## PROBLEM TO SOLVE:
Restrict the output to the lines below starting at the one that contains "Generate a Python" and ending at the one that contains "edgecolor='#000080', linewidth=1.2, zorder=2)", and restate them word for word, both ends included.

## RECORDED DATA:

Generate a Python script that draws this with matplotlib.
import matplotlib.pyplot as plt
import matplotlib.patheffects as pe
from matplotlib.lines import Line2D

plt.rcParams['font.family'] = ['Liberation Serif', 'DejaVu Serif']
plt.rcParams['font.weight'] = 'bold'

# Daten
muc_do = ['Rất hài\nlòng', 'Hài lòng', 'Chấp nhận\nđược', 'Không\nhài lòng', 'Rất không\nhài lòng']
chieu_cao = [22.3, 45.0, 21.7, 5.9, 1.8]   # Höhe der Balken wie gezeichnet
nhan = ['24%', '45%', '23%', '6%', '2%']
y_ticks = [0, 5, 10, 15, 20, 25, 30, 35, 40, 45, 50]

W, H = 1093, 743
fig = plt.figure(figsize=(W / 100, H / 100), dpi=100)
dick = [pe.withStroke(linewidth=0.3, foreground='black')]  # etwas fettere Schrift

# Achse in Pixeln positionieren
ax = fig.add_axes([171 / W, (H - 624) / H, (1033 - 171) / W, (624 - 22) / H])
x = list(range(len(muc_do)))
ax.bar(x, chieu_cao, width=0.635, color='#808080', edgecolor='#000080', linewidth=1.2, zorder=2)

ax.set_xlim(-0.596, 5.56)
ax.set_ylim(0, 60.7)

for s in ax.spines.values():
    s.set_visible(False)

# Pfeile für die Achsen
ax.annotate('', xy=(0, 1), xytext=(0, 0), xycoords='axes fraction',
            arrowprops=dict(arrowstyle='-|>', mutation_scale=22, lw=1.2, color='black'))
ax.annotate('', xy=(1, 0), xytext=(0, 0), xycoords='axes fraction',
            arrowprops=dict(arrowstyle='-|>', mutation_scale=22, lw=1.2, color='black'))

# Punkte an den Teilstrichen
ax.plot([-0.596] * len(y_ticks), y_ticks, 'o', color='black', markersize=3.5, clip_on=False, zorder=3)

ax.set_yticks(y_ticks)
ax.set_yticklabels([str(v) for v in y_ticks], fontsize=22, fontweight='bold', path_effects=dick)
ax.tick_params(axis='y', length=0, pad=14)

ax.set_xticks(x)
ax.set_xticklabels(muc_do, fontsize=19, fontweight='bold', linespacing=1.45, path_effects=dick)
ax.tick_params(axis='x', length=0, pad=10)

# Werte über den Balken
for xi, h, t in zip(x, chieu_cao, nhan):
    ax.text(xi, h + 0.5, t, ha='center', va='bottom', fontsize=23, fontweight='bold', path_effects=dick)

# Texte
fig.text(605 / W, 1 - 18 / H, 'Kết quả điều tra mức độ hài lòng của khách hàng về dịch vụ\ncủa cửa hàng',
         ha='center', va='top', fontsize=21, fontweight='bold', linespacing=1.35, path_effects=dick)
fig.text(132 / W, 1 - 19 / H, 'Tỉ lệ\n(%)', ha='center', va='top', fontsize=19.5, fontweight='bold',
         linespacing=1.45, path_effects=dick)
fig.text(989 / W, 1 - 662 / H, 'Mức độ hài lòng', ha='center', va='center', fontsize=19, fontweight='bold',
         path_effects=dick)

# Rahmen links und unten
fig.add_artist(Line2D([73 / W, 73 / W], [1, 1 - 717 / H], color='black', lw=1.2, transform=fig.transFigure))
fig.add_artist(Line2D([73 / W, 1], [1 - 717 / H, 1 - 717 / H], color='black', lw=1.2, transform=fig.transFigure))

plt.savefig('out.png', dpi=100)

==

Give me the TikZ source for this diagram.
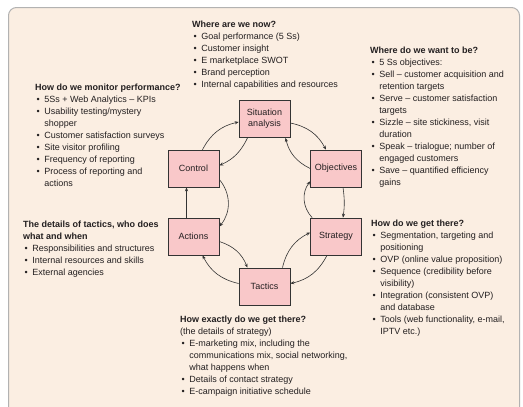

## COMPLETED TASK:
Generate a Python script that draws this with matplotlib.
import matplotlib.pyplot as plt
import matplotlib.patheffects as pe
from matplotlib.lines import Line2D

plt.rcParams['font.family'] = ['Liberation Serif', 'DejaVu Serif']
plt.rcParams['font.weight'] = 'bold'

# Daten
muc_do = ['Rất hài\nlòng', 'Hài lòng', 'Chấp nhận\nđược', 'Không\nhài lòng', 'Rất không\nhài lòng']
chieu_cao = [22.3, 45.0, 21.7, 5.9, 1.8]   # Höhe der Balken wie gezeichnet
nhan = ['24%', '45%', '23%', '6%', '2%']
y_ticks = [0, 5, 10, 15, 20, 25, 30, 35, 40, 45, 50]

W, H = 1093, 743
fig = plt.figure(figsize=(W / 100, H / 100), dpi=100)
dick = [pe.withStroke(linewidth=0.3, foreground='black')]  # etwas fettere Schrift

# Achse in Pixeln positionieren
ax = fig.add_axes([171 / W, (H - 624) / H, (1033 - 171) / W, (624 - 22) / H])
x = list(range(len(muc_do)))
ax.bar(x, chieu_cao, width=0.635, color='#808080', edgecolor='#000080', linewidth=1.2, zorder=2)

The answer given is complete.